= Aim of the exercise =
In the lines below, output everything from the first line through the line containing "1.874, 1.872, 1.833];" exactly as it is. Pictures are not part of the output.

= Collected data =
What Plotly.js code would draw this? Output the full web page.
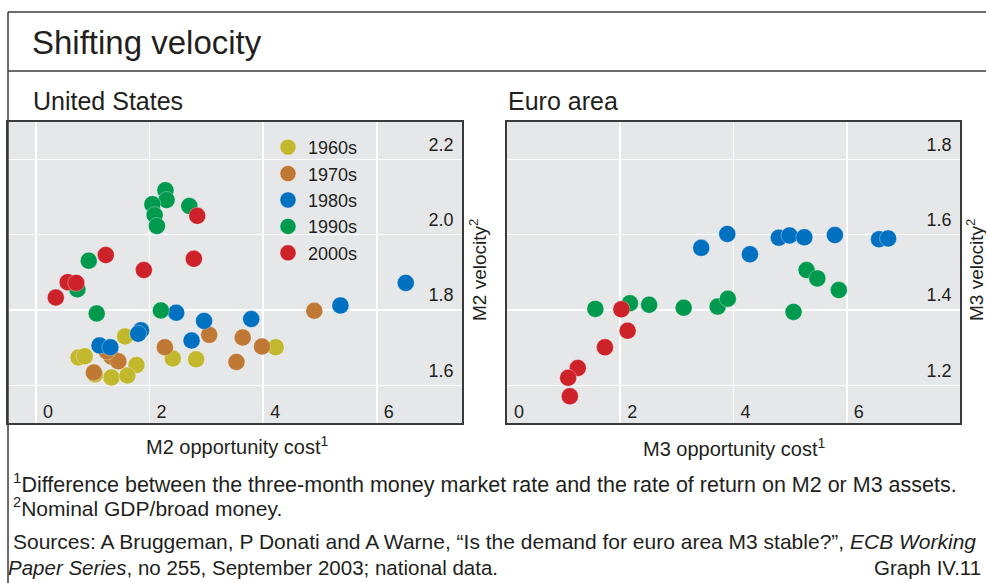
<!DOCTYPE html>
<html>
<head>
<meta charset="utf-8">
<script src="https://cdn.plot.ly/plotly-3.0.1.min.js"></script>
<style>html,body{margin:0;padding:0;background:#fff;}#chart{width:986px;height:583px;}</style>
</head>
<body>
<div id="chart"></div>
<script>
// ---- Data ----
const decades = ["1960s", "1970s", "1980s", "1990s", "2000s"];
const decadeColors = ["#c2b82e", "#bf7934", "#0070c0", "#009a4e", "#cd2229"];

// United States: M2 opportunity cost (x) vs M2 velocity (y)
const us1960x = [1.57, 0.75, 0.86, 1.77, 1.33, 1.61, 1.04, 2.41, 2.82, 4.22];
const us1960y = [1.730, 1.674, 1.677, 1.654, 1.621, 1.626, 1.629, 1.671, 1.669, 1.701];
const us1970x = [1.02, 1.33, 1.45, 1.25, 2.27, 3.05, 3.64, 3.53, 3.98, 4.90];
const us1970y = [1.634, 1.676, 1.664, 1.690, 1.701, 1.734, 1.727, 1.662, 1.703, 1.798];
const us1980x = [2.47, 2.96, 2.74, 1.85, 1.80, 1.12, 1.31, 3.79, 5.36, 6.51];
const us1980y = [1.793, 1.771, 1.719, 1.746, 1.737, 1.706, 1.701, 1.776, 1.812, 1.872];
const us1990x = [2.28, 2.30, 2.05, 2.09, 2.13, 2.70, 0.93, 0.73, 1.07, 2.20];
const us1990y = [2.118, 2.092, 2.081, 2.052, 2.023, 2.076, 1.931, 1.855, 1.791, 1.799];
const us2000x = [2.84, 1.23, 2.78, 1.90, 0.56, 0.71, 0.35];
const us2000y = [2.050, 1.946, 1.936, 1.906, 1.874, 1.872, 1.833];

// Euro area: M3 opportunity cost (x) vs M3 velocity (y)
const ea1980x = [3.43, 3.89, 4.29, 4.80, 4.99, 5.25, 5.79, 6.57, 6.73];
const ea1980y = [1.565, 1.602, 1.548, 1.592, 1.598, 1.593, 1.599, 1.588, 1.590];
const ea1990x = [1.56, 2.17, 2.51, 3.12, 3.72, 3.90, 5.06, 5.29, 5.48, 5.86];
const ea1990y = [1.403, 1.418, 1.414, 1.406, 1.409, 1.430, 1.395, 1.506, 1.484, 1.453];
const ea2000x = [2.02, 2.13, 1.73, 1.25, 1.08, 1.11];
const ea2000y = [1.402, 1.345, 1.301, 1.246, 1.220, 1.171];

// Tick values / labels
const usXTicks = [0, 2, 4, 6];
const usYTicks = [1.6, 1.8, 2.0, 2.2];
const eaXTicks = [0, 2, 4, 6];
const eaYTicks = [1.2, 1.4, 1.6, 1.8];

// ---- Build ----
const W = 986, H = 583;
const px = v => v / W;
const py = v => 1 - v / H;
const FONT = "Liberation Sans, Arial, sans-serif";
const TXT = "#231f20";

function mk(x, y, i, xa, ya, legend) {
  return {
    type: "scatter", mode: "markers", x: x, y: y, name: decades[i],
    xaxis: xa, yaxis: ya, showlegend: legend, hoverinfo: "skip",
    marker: { size: 17, color: decadeColors[i], line: { width: 0.6, color: "rgba(255,255,255,0.55)" } }
  };
}

const traces = [
  mk(us1960x, us1960y, 0, "x", "y", true),
  mk(us1970x, us1970y, 1, "x", "y", true),
  mk(us1980x, us1980y, 2, "x", "y", true),
  mk(us1990x, us1990y, 3, "x", "y", true),
  mk(us2000x, us2000y, 4, "x", "y", true),
  mk(ea1980x, ea1980y, 2, "x2", "y2", false),
  mk(ea1990x, ea1990y, 3, "x2", "y2", false),
  mk(ea2000x, ea2000y, 4, "x2", "y2", false)
];

const axCommon = {
  showgrid: true, gridcolor: "#ffffff", gridwidth: 1.6,
  showline: true, mirror: true, linecolor: "#3a3a3a", linewidth: 1.6,
  zeroline: false, ticks: "", fixedrange: true,
  ticklabelposition: "inside",
  tickfont: { family: FONT, size: 18, color: TXT }
};

const layout = {
  width: W, height: H,
  margin: { l: 0, r: 0, t: 0, b: 0, pad: 0 },
  paper_bgcolor: "#ffffff", plot_bgcolor: "#e6e7e9",
  font: { family: FONT, color: TXT },
  showlegend: true,
  legend: {
    x: px(268), y: py(129), xanchor: "left", yanchor: "top",
    bgcolor: "rgba(0,0,0,0)", borderwidth: 0,
    font: { family: FONT, size: 18, color: TXT },
    itemclick: false, itemdoubleclick: false
  },
  xaxis: Object.assign({}, axCommon, {
    domain: [px(7.5), px(462)], range: [-0.5, 7.5], anchor: "y",
    tickvals: usXTicks, ticklabelshift: 12, ticklabelstandoff: 2
  }),
  yaxis: Object.assign({}, axCommon, {
    domain: [py(423), py(121.7)], range: [1.5, 2.3], anchor: "x", side: "right",
    tickvals: usYTicks, tickformat: ".1f", ticklabelshift: -15, ticklabelstandoff: 9
  }),
  xaxis2: Object.assign({}, axCommon, {
    domain: [px(507), px(960)], range: [0, 8], anchor: "y2",
    tickvals: eaXTicks, ticklabelshift: 12, ticklabelstandoff: 2
  }),
  yaxis2: Object.assign({}, axCommon, {
    domain: [py(423), py(121.7)], range: [1.1, 1.9], anchor: "x2", side: "right",
    tickvals: eaYTicks, tickformat: ".1f", ticklabelshift: -15, ticklabelstandoff: 9
  }),
  shapes: [
    { type: "line", xref: "paper", yref: "paper", x0: px(8), x1: px(990), y0: py(12), y1: py(12), line: { color: "#3a3a3a", width: 1.5 } },
    { type: "line", xref: "paper", yref: "paper", x0: px(8), x1: px(990), y0: py(71), y1: py(71), line: { color: "#3a3a3a", width: 1.5 } },
    { type: "line", xref: "paper", yref: "paper", x0: px(8), x1: px(8), y0: py(12), y1: py(590), line: { color: "#3a3a3a", width: 1.5 } }
  ],
  annotations: [
    { text: "Shifting velocity", x: px(30), y: py(43), xanchor: "left", yanchor: "middle", font: { size: 33 } },
    { text: "United States", x: px(31), y: py(101), xanchor: "left", yanchor: "middle", font: { size: 25 } },
    { text: "Euro area", x: px(506), y: py(101), xanchor: "left", yanchor: "middle", font: { size: 25 } },
    { text: "M2 opportunity cost<sup>1</sup>", x: px(237), y: py(445), xanchor: "center", yanchor: "middle", font: { size: 20 } },
    { text: "M3 opportunity cost<sup>1</sup>", x: px(734), y: py(447), xanchor: "center", yanchor: "middle", font: { size: 20 } },
    { text: "M2 velocity<sup>2</sup>", x: px(478), y: py(270), xanchor: "center", yanchor: "middle", textangle: -90, font: { size: 19 } },
    { text: "M3 velocity<sup>2</sup>", x: px(975), y: py(270), xanchor: "center", yanchor: "middle", textangle: -90, font: { size: 19 } },
    { text: "<sup>1</sup>Difference between the three-month money market rate and the rate of return on M2 or M3 assets.", x: px(11), y: py(483), xanchor: "left", yanchor: "middle", font: { size: 21.5 } },
    { text: "<sup>2</sup>Nominal GDP/broad money.", x: px(11), y: py(507), xanchor: "left", yanchor: "middle", font: { size: 21 } },
    { text: "Sources: A Bruggeman, P Donati and A Warne, “Is the demand for euro area M3 stable?”, <i>ECB Working</i>", x: px(11), y: py(541), xanchor: "left", yanchor: "middle", font: { size: 21 } },
    { text: "<i>Paper Series</i>, no 255, September 2003; national data.", x: px(6), y: py(567), xanchor: "left", yanchor: "middle", font: { size: 20.5 } },
    { text: "Graph IV.11", x: px(983), y: py(567), xanchor: "right", yanchor: "middle", font: { size: 20.5 } }
  ].map(a => Object.assign({ xref: "paper", yref: "paper", showarrow: false }, a, { font: Object.assign({ family: FONT, color: TXT }, a.font) }))
};

Plotly.newPlot("chart", traces, layout, { staticPlot: true, displayModeBar: false });
</script>
</body>
</html>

= Solution for this exercise =
What Plotly.js code would draw this? Output the full web page.
<!DOCTYPE html>
<html>
<head>
<meta charset="utf-8">
<script src="https://cdn.plot.ly/plotly-3.0.1.min.js"></script>
<style>html,body{margin:0;padding:0;background:#fff;}#chart{width:986px;height:583px;}</style>
</head>
<body>
<div id="chart"></div>
<script>
// ---- Data ----
const decades = ["1960s", "1970s", "1980s", "1990s", "2000s"];
const decadeColors = ["#c2b82e", "#bf7934", "#0070c0", "#009a4e", "#cd2229"];

// United States: M2 opportunity cost (x) vs M2 velocity (y)
const us1960x = [1.57, 0.75, 0.86, 1.77, 1.33, 1.61, 1.04, 2.41, 2.82, 4.22];
const us1960y = [1.730, 1.674, 1.677, 1.654, 1.621, 1.626, 1.629, 1.671, 1.669, 1.701];
const us1970x = [1.02, 1.33, 1.45, 1.25, 2.27, 3.05, 3.64, 3.53, 3.98, 4.90];
const us1970y = [1.634, 1.676, 1.664, 1.690, 1.701, 1.734, 1.727, 1.662, 1.703, 1.798];
const us1980x = [2.47, 2.96, 2.74, 1.85, 1.80, 1.12, 1.31, 3.79, 5.36, 6.51];
const us1980y = [1.793, 1.771, 1.719, 1.746, 1.737, 1.706, 1.701, 1.776, 1.812, 1.872];
const us1990x = [2.28, 2.30, 2.05, 2.09, 2.13, 2.70, 0.93, 0.73, 1.07, 2.20];
const us1990y = [2.118, 2.092, 2.081, 2.052, 2.023, 2.076, 1.931, 1.855, 1.791, 1.799];
const us2000x = [2.84, 1.23, 2.78, 1.90, 0.56, 0.71, 0.35];
const us2000y = [2.050, 1.946, 1.936, 1.906, 1.874, 1.872, 1.833];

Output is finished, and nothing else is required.